Je suis revenue extrêmement dubitative de la représentation de l’Histoire du Prince Pipo à laquelle j’ai assisté avec ma marmaille ; je n’arrive pas à me figurer pour quel public, au juste, ce spectacle est conçu. L’histoire de Pipo est celle du passage à l’âge adulte du héros qui, monté sur son cheval Pipo (eh oui) échappe à ses parents transformés en affreuses caricatures, se fourvoie en République Populaire de Tyrannie, se change provisoirement en dragon puis atterrit dans une Très Grande Bibliothèque pour y lire le livre de sa vie avant de retrouver la Princesse Popi, de l’épouser et de succéder au feu roi son père. Le tout en une heure.

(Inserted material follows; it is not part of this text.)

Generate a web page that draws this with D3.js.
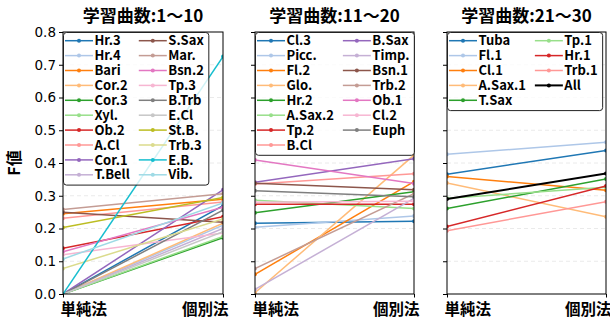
<!DOCTYPE html>
<html>
<head>
<meta charset="utf-8">
<script src="https://cdn.jsdelivr.net/npm/d3@7"></script>
<style>
  html, body { margin: 0; padding: 0; background: #fff; }
  svg { display: block; }
</style>
</head>
<body>
<svg id="chart" width="610" height="320"></svg>
<script>
// F値: 単純法 vs 個別法, grouped by number of training pieces
const methods = ["単純法", "個別法"];
const yTicks = [0, 0.1, 0.2, 0.3, 0.4, 0.5, 0.6, 0.7, 0.8];
const groupTitles = ["学習曲数:1〜10", "学習曲数:11〜20", "学習曲数:21〜30"];

const group1Names = ["Hr.3", "Hr.4", "Bari", "Cor.2", "Cor.3", "Xyl.", "Ob.2", "A.Cl", "Cor.1", "T.Bell",
                     "S.Sax", "Mar.", "Bsn.2", "Tp.3", "B.Trb", "E.Cl", "St.B.", "Trb.3", "E.B.", "Vib."];
const group1Simple = [0.0, 0.0, 0.245, 0.0, 0.0, 0.0, 0.140, 0.231, 0.0, 0.0,
                      0.250, 0.258, 0.129, 0.120, 0.0, 0.0, 0.203, 0.078, 0.0, 0.107];
const group1Indiv  = [0.270, 0.210, 0.289, 0.216, 0.172, 0.176, 0.236, 0.281, 0.318, 0.200,
                      0.219, 0.306, 0.265, 0.186, 0.256, 0.190, 0.295, 0.229, 0.725, 0.278];

const group2Names = ["Cl.3", "Picc.", "Fl.2", "Glo.", "Hr.2", "A.Sax.2", "Tp.2", "B.Cl",
                     "B.Sax", "Timp.", "Bsn.1", "Trb.2", "Ob.1", "Cl.2", "Euph"];
const group2Simple = [0.216, 0.204, 0.060, 0.004, 0.248, 0.286, 0.274, 0.336,
                      0.341, 0.014, 0.338, 0.078, 0.409, 0.280, 0.315];
const group2Indiv  = [0.222, 0.238, 0.343, 0.424, 0.312, 0.261, 0.274, 0.367,
                      0.413, 0.292, 0.318, 0.306, 0.337, 0.283, 0.297];

const group3Names = ["Tuba", "Fl.1", "Cl.1", "A.Sax.1", "T.Sax", "Tp.1", "Hr.1", "Trb.1", "All"];
const group3Simple = [0.366, 0.427, 0.359, 0.339, 0.261, 0.292, 0.206, 0.193, 0.290];
const group3Indiv  = [0.438, 0.463, 0.317, 0.236, 0.351, 0.326, 0.330, 0.282, 0.368];

// matplotlib "tab20" cycle; the overall mean is drawn in black
const tab20 = ["#1f77b4", "#aec7e8", "#ff7f0e", "#ffbb78", "#2ca02c", "#98df8a", "#d62728", "#ff9896",
               "#9467bd", "#c5b0d5", "#8c564b", "#c49c94", "#e377c2", "#f7b6d2", "#7f7f7f", "#c7c7c7",
               "#bcbd22", "#dbdb8d", "#17becf", "#9edae5"];

const groups = [
  { title: groupTitles[0], names: group1Names, simple: group1Simple, indiv: group1Indiv },
  { title: groupTitles[1], names: group2Names, simple: group2Simple, indiv: group2Indiv },
  { title: groupTitles[2], names: group3Names, simple: group3Simple, indiv: group3Indiv }
];

// ---- layout ----
const panelX = [[63, 223], [255, 414], [447, 606]];
const plotTop = 32, plotBottom = 294;
const CJK = "'Noto Sans CJK JP', sans-serif";
const NUM = "'DejaVu Sans', sans-serif";
const handleLen = 28, handleGap = 1.5, colSpacing = 9, legendPadR = 5;

const svg = d3.select("#chart");
const y = d3.scaleLinear().domain([0, 0.8]).range([plotBottom, plotTop]);

groups.forEach((g, gi) => {
  const [x0, x1] = panelX[gi];
  const x = d3.scalePoint().domain(methods).range([x0, x1]).padding(0);
  const panel = svg.append("g");

  const clipId = "clip" + gi;
  svg.append("clipPath").attr("id", clipId)
    .append("rect").attr("x", x0).attr("y", plotTop).attr("width", x1 - x0).attr("height", plotBottom - plotTop);

  // dashed horizontal grid
  panel.append("g").selectAll("line").data(yTicks.slice(1, -1)).join("line")
    .attr("x1", x0).attr("x2", x1)
    .attr("y1", d => y(d)).attr("y2", d => y(d))
    .attr("stroke", "#e4e4e4").attr("stroke-width", 0.8).attr("stroke-dasharray", "4,3");

  // series
  const series = g.names.map((n, i) => ({
    name: n,
    color: n === "All" ? "#000" : tab20[i % 20],
    width: n === "All" ? 2 : 1.5,
    pts: [[methods[0], g.simple[i]], [methods[1], g.indiv[i]]]
  }));
  const line = d3.line().x(d => x(d[0])).y(d => y(d[1]));
  const plot = panel.append("g").attr("clip-path", `url(#${clipId})`);
  series.forEach(s => {
    plot.append("path").attr("d", line(s.pts)).attr("fill", "none")
      .attr("stroke", s.color).attr("stroke-width", s.width);
    plot.selectAll(null).data(s.pts).join("circle")
      .attr("cx", d => x(d[0])).attr("cy", d => y(d[1])).attr("r", 2)
      .attr("fill", s.color);
  });

  // axes
  const yAxis = d3.axisLeft(y).tickValues(yTicks).tickSize(4).tickPadding(3)
    .tickFormat(gi === 0 ? d3.format(".1f") : () => "");
  const ya = panel.append("g").attr("transform", `translate(${x0},0)`).call(yAxis);
  ya.select(".domain").remove();
  ya.selectAll("text").attr("font-family", NUM).attr("font-size", 13.5).attr("fill", "#000");
  ya.selectAll("line").attr("stroke", "#000");

  const xAxis = d3.axisBottom(x).tickSize(3.5).tickPadding(3);
  const xa = panel.append("g").attr("transform", `translate(0,${plotBottom})`).call(xAxis);
  xa.select(".domain").remove();
  xa.selectAll("line").attr("stroke", "#000");
  xa.selectAll("text")
    .attr("font-family", CJK).attr("font-weight", "bold").attr("font-size", 15.5).attr("fill", "#000")
    .attr("text-anchor", (d, i) => i === 0 ? "start" : "end")
    .attr("dx", (d, i) => i === 0 ? -3 : 5)
    .attr("dy", "0.95em");

  // frame
  panel.append("rect").attr("x", x0).attr("y", plotTop).attr("width", x1 - x0).attr("height", plotBottom - plotTop)
    .attr("fill", "none").attr("stroke", "#000").attr("stroke-width", 1);

  // title
  panel.append("text").attr("x", (x0 + x1) / 2).attr("y", 22).attr("text-anchor", "middle")
    .attr("font-family", CJK).attr("font-weight", "bold").attr("font-size", 17).text(g.title);

  // legend (two columns, column-major)
  const nRows = Math.ceil(series.length / 2);
  const rowH = 14.9, firstRow = plotTop + 8.7;
  const lg = panel.append("g");
  const box = lg.append("rect").attr("x", x0 + 0.5).attr("y", plotTop + 0.5)
    .attr("rx", 3).attr("ry", 3)
    .attr("fill", "#fff").attr("fill-opacity", 0.8)
    .attr("stroke", "#222").attr("stroke-width", 1);

  const entries = series.map((s, i) => {
    const col = i < nRows ? 0 : 1;
    const row = col === 0 ? i : i - nRows;
    const ly = firstRow + row * rowH;
    const item = lg.append("g");
    item.append("line").attr("class", "h").attr("x1", 0).attr("x2", handleLen).attr("y1", ly).attr("y2", ly)
      .attr("stroke", s.color).attr("stroke-width", s.width);
    item.append("circle").attr("cx", handleLen / 2).attr("cy", ly).attr("r", 2).attr("fill", s.color);
    const t = item.append("text").attr("x", handleLen + handleGap).attr("y", ly).attr("dy", "0.36em")
      .attr("font-family", CJK).attr("font-weight", "bold").attr("font-size", 13).text(s.name);
    return { col, item, w: t.node().getComputedTextLength() };
  });
  const maxW = [0, 1].map(c => d3.max(entries.filter(e => e.col === c), e => e.w) || 0);
  const colX = [x0 + 2, 0];
  colX[1] = colX[0] + handleLen + handleGap + maxW[0] + colSpacing;
  entries.forEach(e => e.item.attr("transform", `translate(${colX[e.col]},0)`));
  box.attr("width", colX[1] + handleLen + handleGap + maxW[1] + legendPadR - x0 - 0.5)
     .attr("height", 8.7 + (nRows - 1) * rowH + 9.8);
});

// y-axis label
svg.append("text").attr("transform", `translate(20,${(plotTop + plotBottom) / 2}) rotate(-90)`)
  .attr("text-anchor", "middle")
  .attr("font-family", CJK).attr("font-weight", "bold").attr("font-size", 16).text("F値");
</script>
</body>
</html>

Du point de vue de la forme, le théâtre pour enfants me paraît assez traumatisant. Les acteurs en font des tonnes, crient et se contorsionnent, ce qui ne manque jamais de terrifier ma progéniture peu habituée à ce que les adultes se roulent par terre pour un oui ou pour un non. Quand l’intrigue n’est pas indigente, avec deux malheureux personnages (comme dans Pierre et la Princesse ensorcelée que nous avons vu en janvier), elle est horriblement confuse à cause du très petit nombre d’acteurs qui jouent alternativement des nains, des sorcières, des rats, des princesses et des aubergistes. De plus, les metteurs en scène usent d’expédients difficiles à comprendre : ici, par exemple, en chargeant une actrice de personnifier l’Histoire, en dévoilant uniquement la tête de certains personnages très en hauteur pour signaler qu’ils sont éloignés, ou en représentant un combat à mort avec un dragon par une lumière rouge derrière un drap, ce qui, on l’admettra, est quelque peu elliptique.
Sur le fond, l’épopée initiatique est tellement transparente pour un spectateur adulte que c’en est un peu gênant ; il est difficile de comprendre comment une métaphore aussi pataude peut parler à l’inconscient du jeune public – voire, d’ailleurs, à son conscient. Est-ce que les petits enfants s’interrogent sur le passage à l’âge adulte ? Les miens ont l’air de considérer que quand je serai vieille, ils seront adultes et pourront affronter mon trépas avec sérénité (voire avec soulagement).
Malgré tout, j’hésite à porter sur ce spectacle un jugement définitif. Peut-être, comme un conte de fées, nourrit-il l’imagination de son public par la marge d’incompréhension qu’il préserve – en l’occurrence par des procédés à mon sens assez malhonnêtes, mais peu importe. Noyés de mots, ahuris et terrifiés pendant une heure, mes enfants sont sortis de là très contents de leur après-midi. Je ne comprends rien au théâtre pour enfants, décidément.